Repeat every line below exactly, word for word.

======

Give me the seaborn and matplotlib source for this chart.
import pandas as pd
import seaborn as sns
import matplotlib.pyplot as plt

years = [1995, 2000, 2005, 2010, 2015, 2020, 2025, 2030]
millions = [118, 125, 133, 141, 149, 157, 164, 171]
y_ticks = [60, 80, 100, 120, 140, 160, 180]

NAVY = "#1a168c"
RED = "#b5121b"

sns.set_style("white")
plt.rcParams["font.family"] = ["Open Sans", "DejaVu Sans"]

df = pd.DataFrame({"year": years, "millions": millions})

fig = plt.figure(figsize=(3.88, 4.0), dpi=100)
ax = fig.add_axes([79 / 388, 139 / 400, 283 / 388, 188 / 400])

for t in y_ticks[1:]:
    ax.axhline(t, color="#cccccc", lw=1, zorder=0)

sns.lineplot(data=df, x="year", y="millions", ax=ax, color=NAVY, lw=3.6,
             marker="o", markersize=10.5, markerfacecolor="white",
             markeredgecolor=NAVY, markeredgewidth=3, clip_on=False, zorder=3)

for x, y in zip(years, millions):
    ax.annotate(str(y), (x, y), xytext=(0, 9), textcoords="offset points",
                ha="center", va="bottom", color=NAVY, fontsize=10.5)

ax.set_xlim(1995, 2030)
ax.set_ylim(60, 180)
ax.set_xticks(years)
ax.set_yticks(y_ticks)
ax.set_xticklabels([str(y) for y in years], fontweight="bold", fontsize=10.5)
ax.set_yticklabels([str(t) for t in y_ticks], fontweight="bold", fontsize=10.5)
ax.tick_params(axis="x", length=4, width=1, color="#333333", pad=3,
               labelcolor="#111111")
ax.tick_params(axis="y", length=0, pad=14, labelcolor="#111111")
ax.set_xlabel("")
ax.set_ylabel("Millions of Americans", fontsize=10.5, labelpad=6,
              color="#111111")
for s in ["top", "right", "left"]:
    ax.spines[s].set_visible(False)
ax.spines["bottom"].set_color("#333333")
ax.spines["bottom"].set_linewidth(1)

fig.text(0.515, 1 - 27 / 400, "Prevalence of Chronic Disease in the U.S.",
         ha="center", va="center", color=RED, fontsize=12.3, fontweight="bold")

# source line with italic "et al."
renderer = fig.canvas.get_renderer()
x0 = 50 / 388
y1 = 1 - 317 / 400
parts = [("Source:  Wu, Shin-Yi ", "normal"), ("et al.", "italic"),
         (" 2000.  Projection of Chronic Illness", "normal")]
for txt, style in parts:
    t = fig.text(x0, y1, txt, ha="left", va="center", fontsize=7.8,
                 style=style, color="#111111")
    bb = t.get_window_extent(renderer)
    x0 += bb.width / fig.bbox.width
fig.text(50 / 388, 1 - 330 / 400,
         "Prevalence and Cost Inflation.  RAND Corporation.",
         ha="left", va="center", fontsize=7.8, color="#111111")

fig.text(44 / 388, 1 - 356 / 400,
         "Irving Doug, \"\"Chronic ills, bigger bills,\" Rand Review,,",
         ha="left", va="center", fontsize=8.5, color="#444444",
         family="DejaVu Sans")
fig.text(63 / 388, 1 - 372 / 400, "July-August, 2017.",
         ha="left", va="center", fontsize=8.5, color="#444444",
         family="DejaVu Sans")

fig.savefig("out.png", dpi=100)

======

THE RESULT:
Give me the seaborn and matplotlib source for this chart.
import pandas as pd
import seaborn as sns
import matplotlib.pyplot as plt

years = [1995, 2000, 2005, 2010, 2015, 2020, 2025, 2030]
millions = [118, 125, 133, 141, 149, 157, 164, 171]
y_ticks = [60, 80, 100, 120, 140, 160, 180]

NAVY = "#1a168c"
RED = "#b5121b"

sns.set_style("white")
plt.rcParams["font.family"] = ["Open Sans", "DejaVu Sans"]

df = pd.DataFrame({"year": years, "millions": millions})

fig = plt.figure(figsize=(3.88, 4.0), dpi=100)
ax = fig.add_axes([79 / 388, 139 / 400, 283 / 388, 188 / 400])

for t in y_ticks[1:]:
    ax.axhline(t, color="#cccccc", lw=1, zorder=0)

sns.lineplot(data=df, x="year", y="millions", ax=ax, color=NAVY, lw=3.6,
             marker="o", markersize=10.5, markerfacecolor="white",
             markeredgecolor=NAVY, markeredgewidth=3, clip_on=False, zorder=3)

for x, y in zip(years, millions):
    ax.annotate(str(y), (x, y), xytext=(0, 9), textcoords="offset points",
                ha="center", va="bottom", color=NAVY, fontsize=10.5)

ax.set_xlim(1995, 2030)
ax.set_ylim(60, 180)
ax.set_xticks(years)
ax.set_yticks(y_ticks)
ax.set_xticklabels([str(y) for y in years], fontweight="bold", fontsize=10.5)
ax.set_yticklabels([str(t) for t in y_ticks], fontweight="bold", fontsize=10.5)
ax.tick_params(axis="x", length=4, width=1, color="#333333", pad=3,
               labelcolor="#111111")
ax.tick_params(axis="y", length=0, pad=14, labelcolor="#111111")
ax.set_xlabel("")
ax.set_ylabel("Millions of Americans", fontsize=10.5, labelpad=6,
              color="#111111")
for s in ["top", "right", "left"]:
    ax.spines[s].set_visible(False)
ax.spines["bottom"].set_color("#333333")
ax.spines["bottom"].set_linewidth(1)

fig.text(0.515, 1 - 27 / 400, "Prevalence of Chronic Disease in the U.S.",
         ha="center", va="center", color=RED, fontsize=12.3, fontweight="bold")

# source line with italic "et al."
renderer = fig.canvas.get_renderer()
x0 = 50 / 388
y1 = 1 - 317 / 400
parts = [("Source:  Wu, Shin-Yi ", "normal"), ("et al.", "italic"),
         (" 2000.  Projection of Chronic Illness", "normal")]
for txt, style in parts:
    t = fig.text(x0, y1, txt, ha="left", va="center", fontsize=7.8,
                 style=style, color="#111111")
    bb = t.get_window_extent(renderer)
    x0 += bb.width / fig.bbox.width
fig.text(50 / 388, 1 - 330 / 400,
         "Prevalence and Cost Inflation.  RAND Corporation.",
         ha="left", va="center", fontsize=7.8, color="#111111")

fig.text(44 / 388, 1 - 356 / 400,
         "Irving Doug, \"\"Chronic ills, bigger bills,\" Rand Review,,",
         ha="left", va="center", fontsize=8.5, color="#444444",
         family="DejaVu Sans")
fig.text(63 / 388, 1 - 372 / 400, "July-August, 2017.",
         ha="left", va="center", fontsize=8.5, color="#444444",
         family="DejaVu Sans")

fig.savefig("out.png", dpi=100)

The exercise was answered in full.